RE: Properties of Custom Layout

>>> - What if we want to emulate something like scrollbars or carousels?
>>> Should custom layout be allowed to layout out boxes that are not in
>>> the DOM for their own purposes, and get some basic events on them
>>> and on the layouted element itself if it's focusable (I was thinking
>>> about: pointer-over, pointer-click, focus, enter-key, space-key,
>>> left-key, right-key, up-key, down-key)?
>>
>> Custom Layout will need to know about boxes not in the DOM for layout
>> purposes (I.e. the fragment tree). I'm not sure what form this will take
>> yet.
>>
>> As an example, a text node which is a child of a flexbox, can be wrapped
>> in an anonymous box which isn't in the DOM.
> 
> Okay, so a custom layout can create anonymous boxes. It may be able to
> display a scrollbar, for instance.

 

Custom layout might need to know about boxes not in the DOM. I don't think we should allow it to *create* them during the layout though. It's very hard to reason about the tree you're iterating over being modified.

 

Maybe we want to say that the style computation phase can create them, e.g. for the case Ian pointed out.
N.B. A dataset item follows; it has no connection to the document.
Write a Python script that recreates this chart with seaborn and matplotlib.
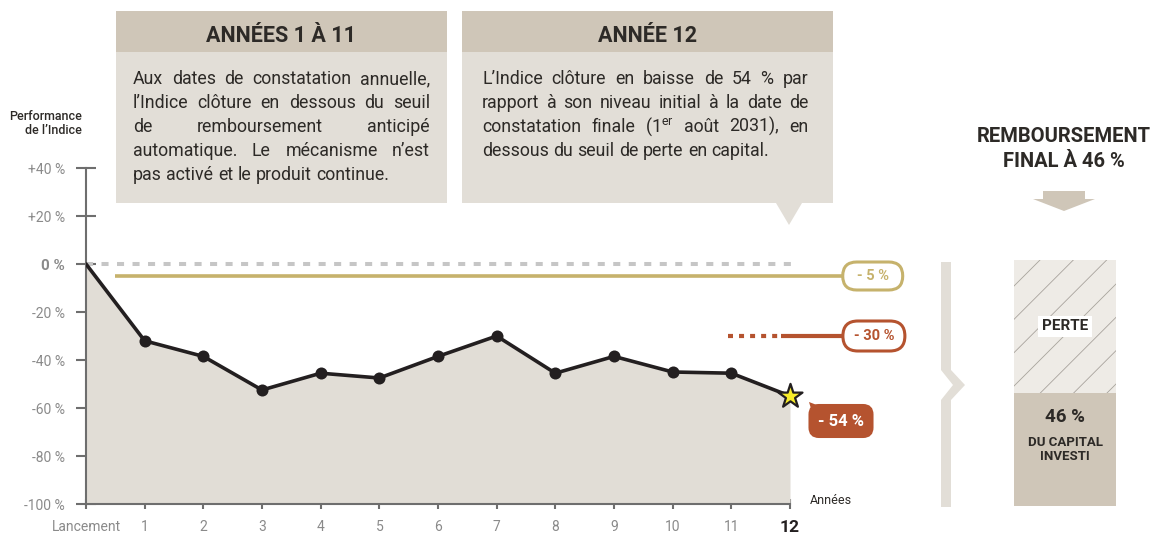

Or, maybe we want to say you need to modify the actual DOM to get what you want. That'll be something we figure out as we work out the details of how something like the flexbox example Ian gave should work.

 

I’m not sure this is going to work. Whether you want to wrap things in a wrapper is totally layout-dependent.

 

Now, of course, maybe this is an indication there are actually two phases in layout: (1) defining which elements layout which elements (possibly wrapped in boxes) and then (2) the proper layout which receives a read-only box tree generated by the previous step and assigns positions to them.

 

A way to achieve things like a custom “position: absolute” would be a tunnel-bubble algorithm where each element gets to define which of its descendants it takes for layout, in which wrapper boxes if such boxes are needed, and so one. The tunnel phase would allow a “position: relative” element to claim all its direct positioned descendants, while the bubble phase would allow normal layouts like “display: block” to claim still-unclaimed children (normal flow) or sub-children elements (subgrid, run-ins, etc).